Equal outcomes have replaced equality of opportunity

Nov 7, 2017 by

by Margaret Wente, Globe & Mail:

How do Canada’s universities stack up against the world’s best? The answer is: Meh. Maybe a handful rank among the global top 100. How many Nobel winners have we produced lately? Better not to ask.

But excellence is not the point of universities these days. Diversity is the point – not diversity of thought or intellect, but diversity of race, gender, ethnicity and sexual orientation. To achieve this goal, our universities have announced a major new initiative to collect and publish detailed demographic data on faculty, staff and students. The idea is to ensure that women, Indigenous people, academics with disabilities, and other underrepresented groups achieve equality of numbers.

This is a new goal. The old goal was academic excellence. And the old goal of equity programs was to make sure that everybody got an equal opportunity. Now the goal has switched to equal outcomes. Success has been redefined from hiring the best person for the job to making sure your demographics mirror the demographics of the general population.

“This university needs to have the best faculty possible to maintain its international position,” one senior university person told me. As a veteran of more hiring committees than she can count, she has made great efforts to recruit students and faculty from visible minorities, often with considerable success. But now, she says, “The pendulum is swinging way too far.”

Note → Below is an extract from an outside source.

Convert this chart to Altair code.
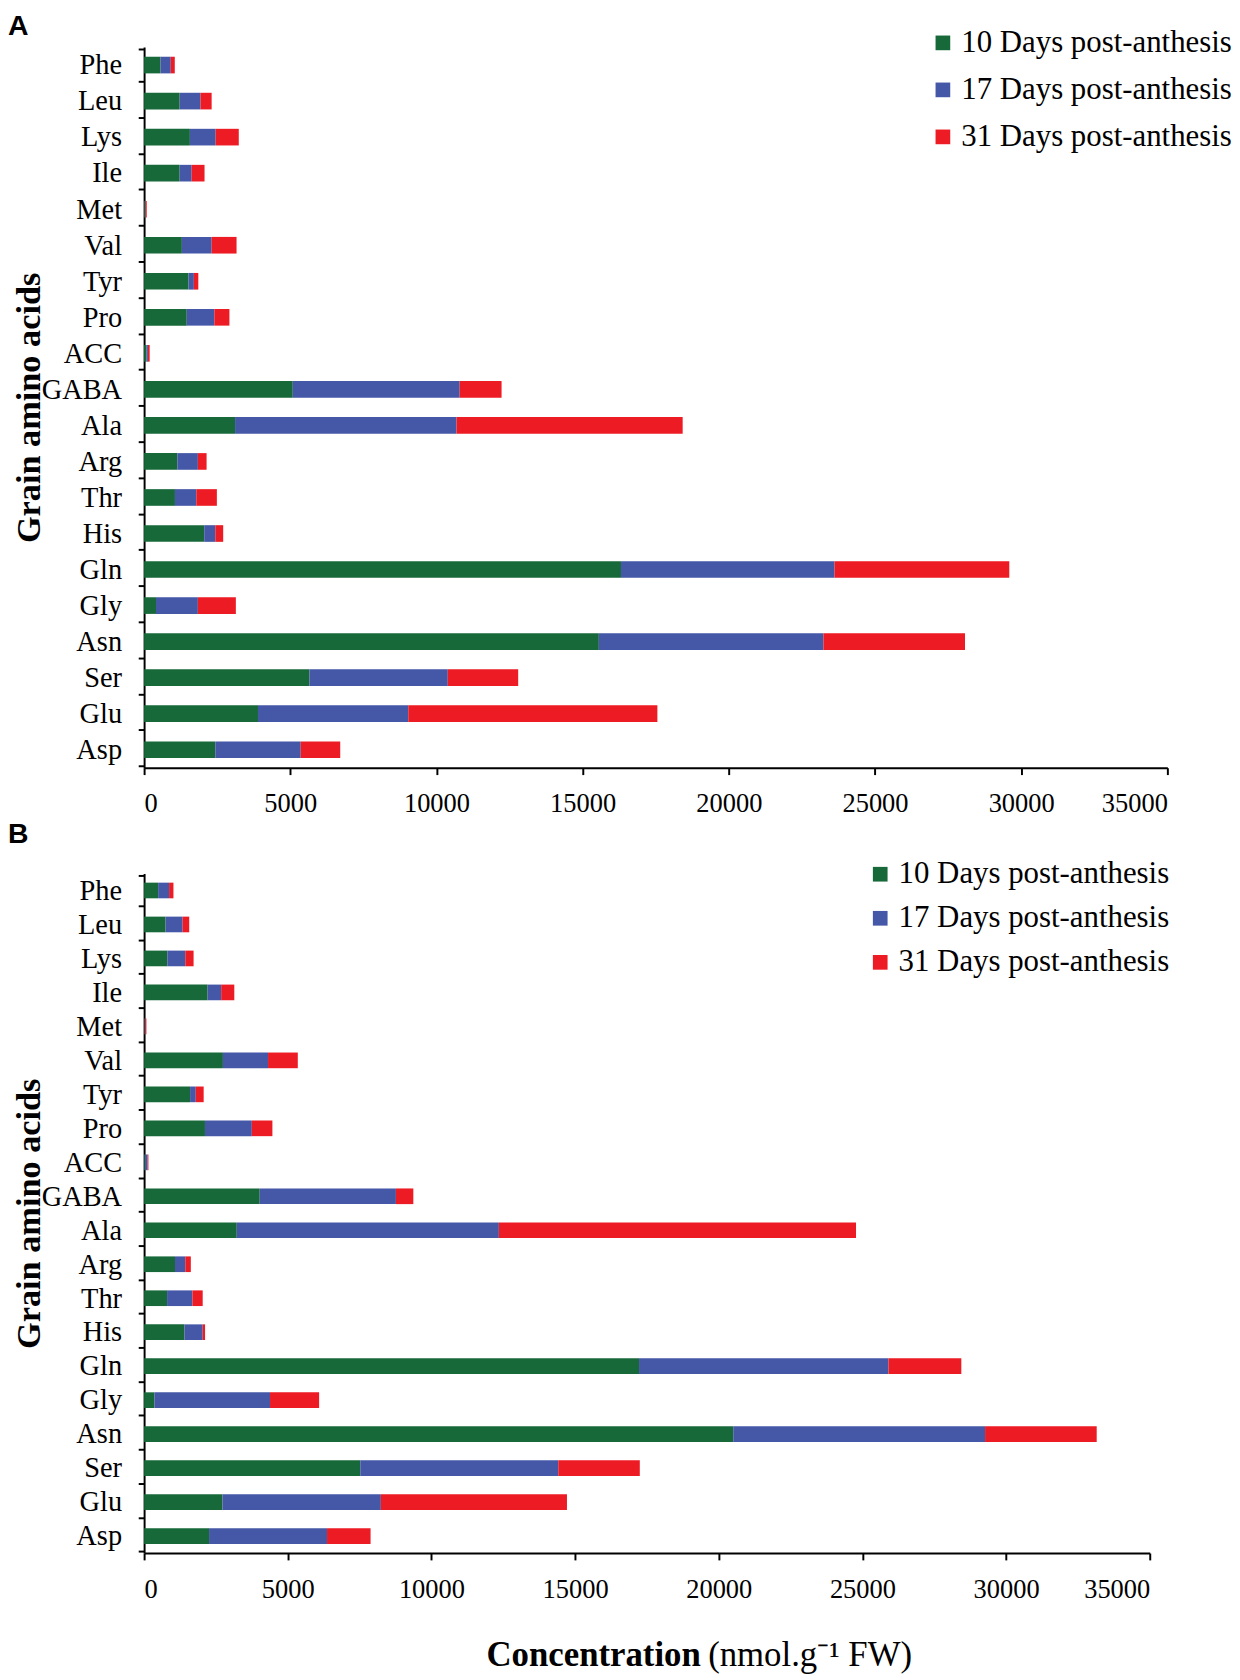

The unexamined notion behind the diversity craze is that there is never any conflict between diversity and excellence. On the contrary, it’s widely assumed that the more diverse the team or institution, the better the performance. In fact, there is no real evidence for this. Another fallacy is the assumption that skills, desires, preferences and motivation are evenly spread across all groups in society. If this is the case, then unequal outcomes must be due to systemic discrimination. Systemic discrimination is the legacy of our long history of colonization, white privilege, and unconscious bias against ‘The Other.’ And it’s systemic discrimination – rather than preferences, skills, differences in family background, cultural differences, and so on – that overwhelmingly explain the shortage of female math professors, the scarcity of Indigenous medical students, the underrepresentation of “racialized” lawyers in the top ranks of big-city law firms and the poor marks of certain groups of students in the school system.